## What you need to do
In your copy, include every line of the listing below exactly but none of the pictures.

## Recorded data
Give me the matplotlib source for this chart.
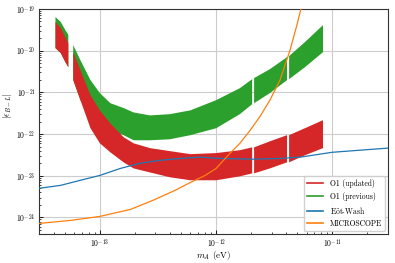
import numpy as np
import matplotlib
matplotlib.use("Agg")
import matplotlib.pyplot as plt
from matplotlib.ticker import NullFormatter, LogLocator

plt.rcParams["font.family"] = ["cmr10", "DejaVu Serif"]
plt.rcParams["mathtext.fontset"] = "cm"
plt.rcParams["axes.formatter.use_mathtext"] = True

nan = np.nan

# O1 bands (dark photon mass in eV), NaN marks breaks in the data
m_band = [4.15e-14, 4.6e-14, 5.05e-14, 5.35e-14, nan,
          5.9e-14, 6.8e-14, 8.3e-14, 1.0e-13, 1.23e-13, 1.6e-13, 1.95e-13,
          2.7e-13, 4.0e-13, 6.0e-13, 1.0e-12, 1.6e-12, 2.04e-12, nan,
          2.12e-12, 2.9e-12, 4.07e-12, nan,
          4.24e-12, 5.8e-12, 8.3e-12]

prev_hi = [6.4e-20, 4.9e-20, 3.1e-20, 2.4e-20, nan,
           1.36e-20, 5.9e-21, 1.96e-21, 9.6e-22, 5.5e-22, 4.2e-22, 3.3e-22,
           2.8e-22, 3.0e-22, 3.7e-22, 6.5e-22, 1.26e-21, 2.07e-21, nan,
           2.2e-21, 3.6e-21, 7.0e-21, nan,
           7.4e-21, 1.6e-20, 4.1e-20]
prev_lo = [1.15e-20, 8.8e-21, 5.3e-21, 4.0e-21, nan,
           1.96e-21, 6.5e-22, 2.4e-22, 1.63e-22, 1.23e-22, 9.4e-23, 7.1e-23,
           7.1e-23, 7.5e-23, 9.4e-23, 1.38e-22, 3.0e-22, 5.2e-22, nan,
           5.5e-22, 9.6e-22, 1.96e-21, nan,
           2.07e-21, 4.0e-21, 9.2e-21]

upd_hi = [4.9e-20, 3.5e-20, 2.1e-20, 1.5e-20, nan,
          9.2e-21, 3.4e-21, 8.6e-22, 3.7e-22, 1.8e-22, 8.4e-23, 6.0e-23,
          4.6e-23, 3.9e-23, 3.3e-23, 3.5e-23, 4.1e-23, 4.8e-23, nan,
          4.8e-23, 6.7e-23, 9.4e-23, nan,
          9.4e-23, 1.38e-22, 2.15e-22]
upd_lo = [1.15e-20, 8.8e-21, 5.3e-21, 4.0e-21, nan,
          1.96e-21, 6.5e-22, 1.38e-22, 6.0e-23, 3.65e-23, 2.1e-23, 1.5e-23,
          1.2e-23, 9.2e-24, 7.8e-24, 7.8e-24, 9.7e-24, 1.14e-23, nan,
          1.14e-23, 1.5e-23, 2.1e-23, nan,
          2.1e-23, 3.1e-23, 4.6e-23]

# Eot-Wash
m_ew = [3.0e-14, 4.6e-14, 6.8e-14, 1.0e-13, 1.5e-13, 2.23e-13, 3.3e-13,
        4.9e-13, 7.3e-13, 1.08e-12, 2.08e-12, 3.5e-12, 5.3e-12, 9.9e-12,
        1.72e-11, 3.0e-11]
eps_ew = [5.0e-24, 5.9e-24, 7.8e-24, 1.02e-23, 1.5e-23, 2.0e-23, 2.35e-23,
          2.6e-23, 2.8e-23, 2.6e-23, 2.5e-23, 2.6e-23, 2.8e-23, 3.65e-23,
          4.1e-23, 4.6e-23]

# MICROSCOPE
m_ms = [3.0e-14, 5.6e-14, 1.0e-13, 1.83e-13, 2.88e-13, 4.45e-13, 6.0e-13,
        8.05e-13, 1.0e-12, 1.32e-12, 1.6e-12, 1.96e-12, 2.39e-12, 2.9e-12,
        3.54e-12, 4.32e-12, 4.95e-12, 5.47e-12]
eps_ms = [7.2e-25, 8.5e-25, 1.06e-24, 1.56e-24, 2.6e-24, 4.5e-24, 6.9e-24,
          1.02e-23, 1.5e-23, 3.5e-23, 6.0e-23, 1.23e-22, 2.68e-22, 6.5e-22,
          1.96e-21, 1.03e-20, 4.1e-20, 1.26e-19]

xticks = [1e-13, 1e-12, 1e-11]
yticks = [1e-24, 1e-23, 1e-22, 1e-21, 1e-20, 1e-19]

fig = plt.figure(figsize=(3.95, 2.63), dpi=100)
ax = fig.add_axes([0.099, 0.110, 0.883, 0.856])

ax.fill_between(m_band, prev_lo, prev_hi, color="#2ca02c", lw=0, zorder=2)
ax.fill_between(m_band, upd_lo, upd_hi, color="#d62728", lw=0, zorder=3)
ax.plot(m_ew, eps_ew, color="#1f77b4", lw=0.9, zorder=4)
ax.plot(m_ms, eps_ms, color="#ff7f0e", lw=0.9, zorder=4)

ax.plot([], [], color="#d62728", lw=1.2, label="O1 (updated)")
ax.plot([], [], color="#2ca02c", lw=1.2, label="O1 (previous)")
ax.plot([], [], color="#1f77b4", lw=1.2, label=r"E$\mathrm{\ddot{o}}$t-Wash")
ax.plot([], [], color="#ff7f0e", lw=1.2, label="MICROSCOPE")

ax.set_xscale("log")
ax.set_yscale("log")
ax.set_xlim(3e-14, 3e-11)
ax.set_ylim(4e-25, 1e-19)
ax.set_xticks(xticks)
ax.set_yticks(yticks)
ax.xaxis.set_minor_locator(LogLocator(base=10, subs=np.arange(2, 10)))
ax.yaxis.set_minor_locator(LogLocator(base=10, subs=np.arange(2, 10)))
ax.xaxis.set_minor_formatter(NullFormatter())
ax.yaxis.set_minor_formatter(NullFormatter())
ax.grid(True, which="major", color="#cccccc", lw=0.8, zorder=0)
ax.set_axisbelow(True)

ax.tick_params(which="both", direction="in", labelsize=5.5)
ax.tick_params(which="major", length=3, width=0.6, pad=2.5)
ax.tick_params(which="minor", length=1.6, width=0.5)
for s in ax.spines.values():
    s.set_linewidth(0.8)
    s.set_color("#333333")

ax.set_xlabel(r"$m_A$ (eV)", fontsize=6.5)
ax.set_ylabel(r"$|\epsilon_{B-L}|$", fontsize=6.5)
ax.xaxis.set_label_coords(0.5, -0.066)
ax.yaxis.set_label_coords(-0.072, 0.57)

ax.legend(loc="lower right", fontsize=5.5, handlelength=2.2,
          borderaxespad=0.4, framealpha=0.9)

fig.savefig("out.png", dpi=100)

## Final result
Give me the matplotlib source for this chart.
import numpy as np
import matplotlib
matplotlib.use("Agg")
import matplotlib.pyplot as plt
from matplotlib.ticker import NullFormatter, LogLocator

plt.rcParams["font.family"] = ["cmr10", "DejaVu Serif"]
plt.rcParams["mathtext.fontset"] = "cm"
plt.rcParams["axes.formatter.use_mathtext"] = True

nan = np.nan

# O1 bands (dark photon mass in eV), NaN marks breaks in the data
m_band = [4.15e-14, 4.6e-14, 5.05e-14, 5.35e-14, nan,
          5.9e-14, 6.8e-14, 8.3e-14, 1.0e-13, 1.23e-13, 1.6e-13, 1.95e-13,
          2.7e-13, 4.0e-13, 6.0e-13, 1.0e-12, 1.6e-12, 2.04e-12, nan,
          2.12e-12, 2.9e-12, 4.07e-12, nan,
          4.24e-12, 5.8e-12, 8.3e-12]

prev_hi = [6.4e-20, 4.9e-20, 3.1e-20, 2.4e-20, nan,
           1.36e-20, 5.9e-21, 1.96e-21, 9.6e-22, 5.5e-22, 4.2e-22, 3.3e-22,
           2.8e-22, 3.0e-22, 3.7e-22, 6.5e-22, 1.26e-21, 2.07e-21, nan,
           2.2e-21, 3.6e-21, 7.0e-21, nan,
           7.4e-21, 1.6e-20, 4.1e-20]
prev_lo = [1.15e-20, 8.8e-21, 5.3e-21, 4.0e-21, nan,
           1.96e-21, 6.5e-22, 2.4e-22, 1.63e-22, 1.23e-22, 9.4e-23, 7.1e-23,
           7.1e-23, 7.5e-23, 9.4e-23, 1.38e-22, 3.0e-22, 5.2e-22, nan,
           5.5e-22, 9.6e-22, 1.96e-21, nan,
           2.07e-21, 4.0e-21, 9.2e-21]

upd_hi = [4.9e-20, 3.5e-20, 2.1e-20, 1.5e-20, nan,
          9.2e-21, 3.4e-21, 8.6e-22, 3.7e-22, 1.8e-22, 8.4e-23, 6.0e-23,
          4.6e-23, 3.9e-23, 3.3e-23, 3.5e-23, 4.1e-23, 4.8e-23, nan,
          4.8e-23, 6.7e-23, 9.4e-23, nan,
          9.4e-23, 1.38e-22, 2.15e-22]
upd_lo = [1.15e-20, 8.8e-21, 5.3e-21, 4.0e-21, nan,
          1.96e-21, 6.5e-22, 1.38e-22, 6.0e-23, 3.65e-23, 2.1e-23, 1.5e-23,
          1.2e-23, 9.2e-24, 7.8e-24, 7.8e-24, 9.7e-24, 1.14e-23, nan,
          1.14e-23, 1.5e-23, 2.1e-23, nan,
          2.1e-23, 3.1e-23, 4.6e-23]

# Eot-Wash
m_ew = [3.0e-14, 4.6e-14, 6.8e-14, 1.0e-13, 1.5e-13, 2.23e-13, 3.3e-13,
        4.9e-13, 7.3e-13, 1.08e-12, 2.08e-12, 3.5e-12, 5.3e-12, 9.9e-12,
        1.72e-11, 3.0e-11]
eps_ew = [5.0e-24, 5.9e-24, 7.8e-24, 1.02e-23, 1.5e-23, 2.0e-23, 2.35e-23,
          2.6e-23, 2.8e-23, 2.6e-23, 2.5e-23, 2.6e-23, 2.8e-23, 3.65e-23,
          4.1e-23, 4.6e-23]

# MICROSCOPE
m_ms = [3.0e-14, 5.6e-14, 1.0e-13, 1.83e-13, 2.88e-13, 4.45e-13, 6.0e-13,
        8.05e-13, 1.0e-12, 1.32e-12, 1.6e-12, 1.96e-12, 2.39e-12, 2.9e-12,
        3.54e-12, 4.32e-12, 4.95e-12, 5.47e-12]
eps_ms = [7.2e-25, 8.5e-25, 1.06e-24, 1.56e-24, 2.6e-24, 4.5e-24, 6.9e-24,
          1.02e-23, 1.5e-23, 3.5e-23, 6.0e-23, 1.23e-22, 2.68e-22, 6.5e-22,
          1.96e-21, 1.03e-20, 4.1e-20, 1.26e-19]

xticks = [1e-13, 1e-12, 1e-11]
yticks = [1e-24, 1e-23, 1e-22, 1e-21, 1e-20, 1e-19]

fig = plt.figure(figsize=(3.95, 2.63), dpi=100)
ax = fig.add_axes([0.099, 0.110, 0.883, 0.856])

ax.fill_between(m_band, prev_lo, prev_hi, color="#2ca02c", lw=0, zorder=2)
ax.fill_between(m_band, upd_lo, upd_hi, color="#d62728", lw=0, zorder=3)
ax.plot(m_ew, eps_ew, color="#1f77b4", lw=0.9, zorder=4)
ax.plot(m_ms, eps_ms, color="#ff7f0e", lw=0.9, zorder=4)

ax.plot([], [], color="#d62728", lw=1.2, label="O1 (updated)")
ax.plot([], [], color="#2ca02c", lw=1.2, label="O1 (previous)")
ax.plot([], [], color="#1f77b4", lw=1.2, label=r"E$\mathrm{\ddot{o}}$t-Wash")
ax.plot([], [], color="#ff7f0e", lw=1.2, label="MICROSCOPE")

ax.set_xscale("log")
ax.set_yscale("log")
ax.set_xlim(3e-14, 3e-11)
ax.set_ylim(4e-25, 1e-19)
ax.set_xticks(xticks)
ax.set_yticks(yticks)
ax.xaxis.set_minor_locator(LogLocator(base=10, subs=np.arange(2, 10)))
ax.yaxis.set_minor_locator(LogLocator(base=10, subs=np.arange(2, 10)))
ax.xaxis.set_minor_formatter(NullFormatter())
ax.yaxis.set_minor_formatter(NullFormatter())
ax.grid(True, which="major", color="#cccccc", lw=0.8, zorder=0)
ax.set_axisbelow(True)

ax.tick_params(which="both", direction="in", labelsize=5.5)
ax.tick_params(which="major", length=3, width=0.6, pad=2.5)
ax.tick_params(which="minor", length=1.6, width=0.5)
for s in ax.spines.values():
    s.set_linewidth(0.8)
    s.set_color("#333333")

ax.set_xlabel(r"$m_A$ (eV)", fontsize=6.5)
ax.set_ylabel(r"$|\epsilon_{B-L}|$", fontsize=6.5)
ax.xaxis.set_label_coords(0.5, -0.066)
ax.yaxis.set_label_coords(-0.072, 0.57)

ax.legend(loc="lower right", fontsize=5.5, handlelength=2.2,
          borderaxespad=0.4, framealpha=0.9)

fig.savefig("out.png", dpi=100)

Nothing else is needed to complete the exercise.